The minerals Beijing lifts include crude petroleum from Angola and South Sudan, zinc and copper ore from Eritrea, cobalt from DR Congo, raw tobacco from Zimbabwe, besides iron and titanium from Sierra Leone.

Tying minerals to deals with China has proved precarious for some nations. As one of Africa’s largest oil exporting nations, Angola has sent oil in exchange for financing key infrastructure—a move that was undermined by the slump in commodity prices worldwide. In 2016, the southern African state was left with only one cargo to sell on the spot market, undermining its ability to raise cash.

Recent research from the China-Africa Research Initiative at John Hopkins University also shows that when Angola is removed from the list of Belt and Road-linked loans, the extent of Chinese lending to BRI signatories “shows a sharp decrease” between 2013 and 2014.

China also gets 95% of South Sudan’s crude petroleum exports as of 2017. These included funneling a sixth of its total daily output—30,000 out of 170,000 barrels—to the Export-Import Bank of China to fund the young nation’s infrastructure needs. Yet exploration and production have come at a cost for the China National Petroleum Corporation, whose employees have been killed and whose bottom line has been hurt by declining crude outputs due to the civil war. Beijing had hoped to avert such outcomes by deploying peacekeepers to oil fields, a strategy that has proved deadly with the killing of its soldiers.

In this Wednesday Nov. 17, 2010 photo Chinese technicians man drilling equipment on an oil rig in Paloich, southern Sudan. Sudan's oil industry may soon see a major shake-up. Southern Sudan holds an independence referendum in January that is likely to see the creation of the world's newest country. Sudan is sub-Saharan Africa's third-largest oil producer, behind Nigeria and Angola. It produced 490,000 barrels of oil a day last year. Most of the oil is in the south. But the pipelines run through the north. China's interest here is high.

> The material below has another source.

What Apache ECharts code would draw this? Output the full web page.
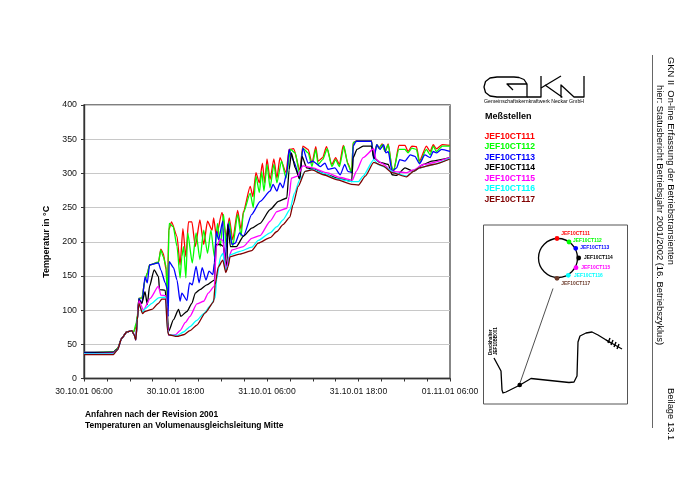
<!DOCTYPE html>
<html><head><meta charset="utf-8">
<style>html,body{margin:0;padding:0;background:#fff}#c{width:700px;height:495px}</style>
<script src="https://cdn.jsdelivr.net/npm/echarts@6/dist/echarts.min.js"></script>
</head><body><div id="c"></div>
<script>
const seriesNames = ['JEF10CT111','JEF10CT112','JEF10CT113','JEF10CT114','JEF10CT115','JEF10CT116','JEF10CT117'];
const seriesColors = ['#ff0000','#00ff00','#0000ff','#000000','#ff00ff','#00ffff','#800000'];
const xTickLabels = ['30.10.01 06:00','30.10.01 18:00','31.10.01 06:00','31.10.01 18:00','01.11.01 06:00'];
// [hours since 30.10.01 06:00, temperature in deg C]
const ct111 = [[0,38],[3.85,39],[4.4,44],[4.95,59],[5.6,68],[6.26,70],[6.5,68],[6.8,75],[7,90],[7.2,117],[7.6,118],[8,144],[8.3,154],[8.6,166],[9.77,170],[10.07,189],[10.4,183],[10.77,159],[10.95,110],[11.1,217],[11.48,229],[12.2,208],[12.6,166],[12.97,219],[13.36,178],[13.7,229],[14.15,229],[14.6,193],[15.2,232],[15.7,196],[16.2,230],[16.8,217],[17,235],[17.35,208],[18.1,243],[18.66,208],[19.05,235],[19.5,203],[20.15,246],[20.6,218],[20.9,244],[21.8,281],[22.15,266],[22.55,301],[23,286],[23.4,315],[23.7,286],[24,321],[24.4,291],[24.9,321],[25.3,293],[25.7,323],[26.5,301],[26.9,335],[27.5,336],[28.3,305],[28.7,340],[29.4,335],[29.9,315],[30.4,339],[30.7,318],[31.3,323],[31.8,339],[32.5,313],[33,323],[33.5,313],[34,341],[34.6,315],[35.1,301],[35.3,345],[35.8,348],[37.7,348],[38,325],[38.4,342],[38.7,337],[39.1,343],[39.5,332],[39.9,343],[40.4,308],[40.6,303],[41.3,341],[42.1,341],[42.5,332],[43,340],[43.6,339],[44,318],[44.9,340],[45.4,332],[45.8,342],[46.2,336],[47,342],[48,341]];
const ct112 = [[0,38],[3.85,39],[4.4,44],[4.95,59],[5.6,68],[6.26,70],[6.5,68],[6.85,81],[7,92],[7.2,117],[7.6,118],[8,144],[8.3,154],[8.6,166],[9.77,170],[10.07,188],[10.4,178],[10.77,164],[10.95,110],[11.04,170],[11.17,227],[11.7,222],[12.2,193],[12.6,147],[12.83,178],[13.05,193],[13.36,147],[13.6,213],[14.2,169],[14.7,213],[15.2,174],[15.7,217],[16.2,183],[16.65,217],[17.1,178],[17.5,227],[17.87,193],[18.3,240],[18.66,193],[19.05,230],[19.5,193],[20.15,240],[20.6,208],[20.9,242],[21.8,271],[22.2,250],[22.55,296],[23,272],[23.3,303],[23.6,274],[24,313],[24.4,279],[24.9,313],[25.3,286],[25.9,318],[26.5,293],[27.1,335],[27.7,330],[28.3,298],[28.7,337],[29.4,330],[29.9,310],[30.4,335],[30.7,313],[31.3,320],[31.9,336],[32.5,310],[33,320],[33.5,310],[34.1,340],[34.6,313],[35.1,301],[35.3,345],[35.8,347],[37.7,347],[38,323],[38.4,342],[38.7,337],[39.1,342],[39.5,332],[39.9,342],[40.4,308],[40.6,305],[41.3,335],[42.1,335],[42.5,330],[43,337],[43.6,335],[44,315],[44.9,335],[45.4,327],[45.8,340],[46.2,332],[47,340],[48,340]];
const ct113 = [[0,38],[3.85,38],[4.4,43],[4.95,59],[5.6,68],[6.26,70],[6.57,64],[6.8,58],[7,88],[7.2,117],[7.6,110],[8,149],[8.3,140],[8.6,166],[9.77,169],[10.07,159],[10.65,140],[10.95,130],[11.04,91],[11.17,171],[11.74,162],[12.2,144],[12.6,113],[12.83,125],[13.5,114],[13.84,140],[14.2,137],[14.7,164],[15.1,140],[15.5,162],[16,144],[16.4,157],[16.9,152],[17.1,169],[17.35,215],[17.65,203],[18.2,230],[18.44,164],[18.9,227],[19.4,196],[19.84,198],[20.4,213],[20.9,208],[22,240],[23.1,259],[24.4,274],[24.8,284],[25.3,274],[25.7,286],[26.1,279],[26.6,301],[26.9,335],[27.2,325],[27.5,318],[28.3,293],[28.7,337],[29.4,315],[30,318],[31,310],[31.6,315],[32,306],[32.9,308],[33.6,298],[34.2,313],[34.6,303],[35.2,301],[35.3,340],[35.7,347],[37.7,347],[38,320],[38.4,342],[38.8,335],[39.3,342],[39.6,330],[39.9,332],[40.4,303],[41,308],[41.4,320],[42.1,318],[42.8,327],[43.4,325],[44,314],[44.7,327],[45.4,323],[45.8,332],[46.2,330],[46.9,335],[48,332]];
const ct114 = [[0,37],[3.85,38],[4.4,43],[4.95,59],[5.6,68],[6.26,70],[6.57,64],[6.8,57],[7,87],[7.2,115],[7.6,110],[8,127],[8.3,108],[8.6,135],[9.2,159],[9.77,149],[9.9,130],[10.65,129],[10.86,105],[11.1,69],[11.74,86],[12.4,101],[12.7,91],[13.5,98],[14.15,110],[14.6,125],[15.2,130],[16.1,137],[17.1,144],[17.35,196],[17.87,196],[18.3,193],[18.75,159],[18.85,225],[19.2,193],[20,193],[20.9,208],[22,220],[23.1,227],[24.4,247],[25.5,259],[26.6,264],[26.9,305],[27.2,330],[27.7,308],[28.3,291],[28.6,325],[29.2,308],[30,307],[31.8,298],[33.6,292],[35.1,288],[35.3,323],[35.8,335],[36.6,340],[37.7,340],[38,323],[38.8,316],[39.9,313],[40.4,298],[41,297],[42.1,308],[43.2,303],[44.5,313],[45.6,318],[48,323]];
const ct115 = [[0,36],[3.85,37],[4.4,42],[4.95,59],[5.6,68],[6.26,70],[6.57,64],[6.8,56],[7,86],[7.2,114],[7.8,100],[8.67,117],[9.77,135],[10.07,122],[10.73,121],[10.95,81],[11.1,63],[12,64],[12.6,70],[13.3,82],[13.9,91],[14.8,109],[15.7,113],[16.3,125],[17.1,135],[17.35,193],[17.87,204],[18.2,202],[18.66,159],[19,178],[19.4,188],[20.9,193],[22,205],[23.1,209],[24.4,230],[25.3,244],[26.6,249],[26.9,266],[27.2,293],[28,296],[28.7,311],[30,308],[31.8,301],[33.6,294],[35.2,290],[35.7,303],[36.6,323],[38,336],[38.3,320],[39.2,314],[40.4,303],[42.3,301],[43.2,305],[44.5,313],[48,323]];
const ct116 = [[0,36],[3.85,36],[4.4,42],[4.95,59],[5.6,68],[6.26,70],[6.57,64],[6.8,56],[7,86],[7.2,108],[7.7,97],[8,102],[8.9,110],[9.77,118],[10.7,119],[10.95,72],[11.1,64],[12.2,63],[13.05,68],[13.9,76],[14.8,85],[15.7,95],[16.55,106],[17.2,118],[17.4,145],[17.9,178],[18.2,183],[18.6,157],[18.9,166],[19.15,181],[20.45,186],[22,192],[22.85,202],[24.4,213],[25.3,222],[26.1,232],[27,247],[27.6,271],[28.3,291],[29,303],[29.9,306],[31.4,300],[33.1,292],[35.1,288],[36,288],[36.6,296],[38,320],[38.6,313],[39.7,308],[40.6,301],[42.3,296],[43.2,303],[44,308],[45.8,313],[48,322]];
const ct117 = [[0,35],[3.85,35],[4.4,42],[4.95,59],[5.6,68],[6.26,70],[6.57,64],[6.8,56],[7,86],[7.2,110],[7.67,95],[8,98],[8.9,101],[9.77,110],[10.2,116],[10.7,116],[10.95,70],[11.1,64],[12.2,61.5],[13.05,64],[13.9,70],[14.8,78],[15.9,96],[17,112],[17.2,137],[17.6,163],[18.2,173],[18.6,155],[18.9,164],[19.15,178],[20.45,182],[22,187],[22.85,198],[24.4,206],[25.3,215],[26.1,225],[27,236],[27.4,254],[28.1,281],[29,303],[29.9,305],[31.4,298],[33.1,291],[35.1,284],[36,283],[36.9,296],[38,316],[39.2,311],[40.4,301],[42.3,295],[43.2,303],[44,308],[45.8,313],[48,321]];
const allSeries = [ct111,ct112,ct113,ct114,ct115,ct116,ct117];
const insetPoints = [[557,238.5],[569,242],[575.7,248.3],[578.7,258],[576,267.7],[568.3,275.3],[557,278.3]];
const insetLabels = [[561.3,233.3],[573,240.7],[580.3,248],[584,258],[581.3,267.7],[574,275.3],[561.3,283.7]];
const FONT = '"Liberation Sans", Arial, sans-serif';
const t = (x,y,text,o={}) => ({type:'text',x,y,silent:true,rotation:o.rot||0,style:{text,fill:o.fill||'#000',font:`${o.bold?'bold ':''}${o.size||9}px ${FONT}`,align:o.align||'left',verticalAlign:o.va||'middle'}});
const stroke = (points,w=1,c='#000') => ({type:'polyline',silent:true,shape:{points},style:{fill:'none',stroke:c,lineWidth:w,lineJoin:'round'}});
const R90 = -Math.PI/2;
const graphics = [
  // Logo
  stroke([[527,84],[524,79.5],[519,77.5],[514,77],[497,77],[490,78],[485.5,81.5],[484,87],[485.5,92.5],[490,96],[497,97],[527,97],[527,84],[507,84],[513,90]],1.3),
  stroke([[527,97],[541,97],[541,76]],1.3),
  stroke([[541,88],[561,76]],1.3),
  stroke([[545,85],[562,97],[561,97],[561,85],[574,97],[584,97],[584,76]],1.3),
  t(484,101.5,'Gemeinschaftskernkraftwerk Neckar GmbH',{size:5.2}),
  t(485,116.5,'Meßstellen',{bold:true,size:9}),
  // captions
  t(85,415,'Anfahren nach der Revision 2001',{bold:true,size:8.45}),
  t(85,426,'Temperaturen an Volumenausgleichsleitung Mitte',{bold:true,size:8.45}),
  // right-hand header
  {type:'line',silent:true,shape:{x1:652.5,y1:55,x2:652.5,y2:428},style:{stroke:'#666',lineWidth:1}},
  t(671,57,'GKN II  On-line Erfassung der Betriebstransienten',{rot:R90,size:9.4}),
  t(659.5,85,'hier: Statusbericht Betriebsjahr 2001/2002 (16. Betriebszyklus)',{rot:R90,size:9.4}),
  t(671,388,'Beilage 13.1',{rot:R90,size:9.4}),
  // inset
  {type:'rect',silent:true,shape:{x:483.5,y:225,width:144,height:179},style:{fill:'#fff',stroke:'#555',lineWidth:1}},
  {type:'circle',silent:true,shape:{cx:558,cy:258,r:19.5},style:{fill:'none',stroke:'#000',lineWidth:1.3}},
  stroke([[553,288.5],[520,383]],0.8,'#222'),
  stroke([[494,358],[501,371],[502,390],[503,393],[506,392],[520,385],[531,378.5],[569,382.5],[574,382],[577,376],[578,342],[580,336],[586,333],[592,332],[598,335],[611,343]],1.3),
  {type:'circle',silent:true,shape:{cx:519.7,cy:385,r:2.3},style:{fill:'#000'}},
  stroke([[606,340],[622,349]],1.2),
  stroke([[610,338],[608,343]],1.4),
  stroke([[613,340],[611,345]],1.4),
  stroke([[616,342],[614,347]],1.4),
  stroke([[619,344],[617,349]],1.4),
  t(491,355,'Druckhalter',{rot:Math.PI/2,size:4.6,bold:true}),
  t(496,355,'JEF10BB001',{rot:Math.PI/2,size:4.6,bold:true})
];
seriesNames.forEach((n,i)=>{
  graphics.push({type:'circle',silent:true,shape:{cx:insetPoints[i][0],cy:insetPoints[i][1],r:2.4},style:{fill:i===6?'#6b3a2a':seriesColors[i]}});
  graphics.push(t(insetLabels[i][0],insetLabels[i][1],n,{size:4.9,bold:true,fill:i===6?'#6b3a2a':seriesColors[i]}));
});
const chart = echarts.init(document.getElementById('c'),null,{renderer:'canvas',width:700,height:495});
chart.setOption({
  animation:false,backgroundColor:'#fff',
  textStyle:{fontFamily:FONT},
  grid:{left:84,top:105,width:366,height:273.5,show:true,borderColor:'#555',borderWidth:1.4,backgroundColor:'#fff'},
  legend:{show:true,orient:'vertical',left:484.5,top:132,padding:0,itemGap:1.5,itemWidth:0,itemHeight:8.8,icon:'none',selectedMode:false,
    data:seriesNames.map((n,i)=>({name:n,icon:'none',textStyle:{color:seriesColors[i],fontWeight:'bold',fontSize:8.6,fontFamily:FONT,padding:[0,0,0,-5],lineHeight:8.8}}))},
  xAxis:{type:'value',min:0,max:48,interval:12,
    axisLine:{onZero:false,lineStyle:{color:'#333',width:1.4}},
    axisTick:{show:true,length:3,lineStyle:{color:'#333'}},
    minorTick:{show:true,splitNumber:4,length:3,lineStyle:{color:'#333'}},
    splitLine:{show:false},minorSplitLine:{show:false},
    axisLabel:{fontSize:8.6,color:'#111',margin:9,showMinLabel:true,showMaxLabel:true,hideOverlap:false,
      formatter:v=>xTickLabels[Math.round(v/12)]}},
  yAxis:{type:'value',min:0,max:400,interval:50,
    name:'Temperatur in °C',nameLocation:'middle',nameGap:32,nameTextStyle:{fontWeight:'bold',fontSize:9,color:'#000',fontFamily:FONT},
    axisLine:{show:true,lineStyle:{color:'#333',width:1.4}},
    axisTick:{show:true,length:3,lineStyle:{color:'#333'}},
    splitLine:{show:true,lineStyle:{color:'#c8c8c8',width:1}},
    axisLabel:{fontSize:8.8,color:'#111',margin:7}},
  series:allSeries.map((d,i)=>({name:seriesNames[i],type:'line',data:d,showSymbol:false,symbol:'none',smooth:0.2,smoothMonotone:'x',clip:true,
    lineStyle:{color:seriesColors[i],width:1.3,join:'round'},itemStyle:{color:seriesColors[i]},emphasis:{disabled:true}})),
  graphic:graphics
});
</script></body></html>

Six government officials from the south's oil producing region flew to China earlier in the fall, and analysts say China is trying to improve ties with the south and maintain them with the north.
Chinese technicians drilling equipment on an oil rig in Paloich, southern Sudan.
Image: AP Photo/Pete Muller

The issue with some of these barter deals is that they don’t include any guarantee of the actual value countries would get in exchange for Beijing accessing valuable minerals. And with no competitive bidding for the infrastructure contracts to ensure transparency, observers have noted that the final projects could be shrouded in secrecy and delivered at grossly inflated costs.

China says it wants to fix the trade imbalance and help diversify imports from Africa. At the third summit of the Forum on China–Africa Cooperation last September, president Xi Jinping proposed eight key initiatives that included increasing non-resource imports from the continent. At the upcoming Sino-African trade expo in June, poorer African states will be exempted from paying exhibition fees to showcase their products.

Xi also said they will support mechanisms to promote e-commerce cooperation and hold joint activities to market Chinese and African brands. Beijing also committed to setting up a $10-billion special fund for development financing, showcasing a possible change from a resources-for-infrastructure model of financial engagement.

Beyond the bouquets of loan offers, grants, and debt cancellations dished every so often—with Ethiopia being the latest—the onus of balancing trade with China is equally the responsibility of African governments. And while the answer to widening disparities might lie with fairer and more open trade, observers say the African countries should look to each other for products and markets.

One way Africa could capitalize on itself is to implement the continental free trade agreement, which drew enough signatures to go into operation early April.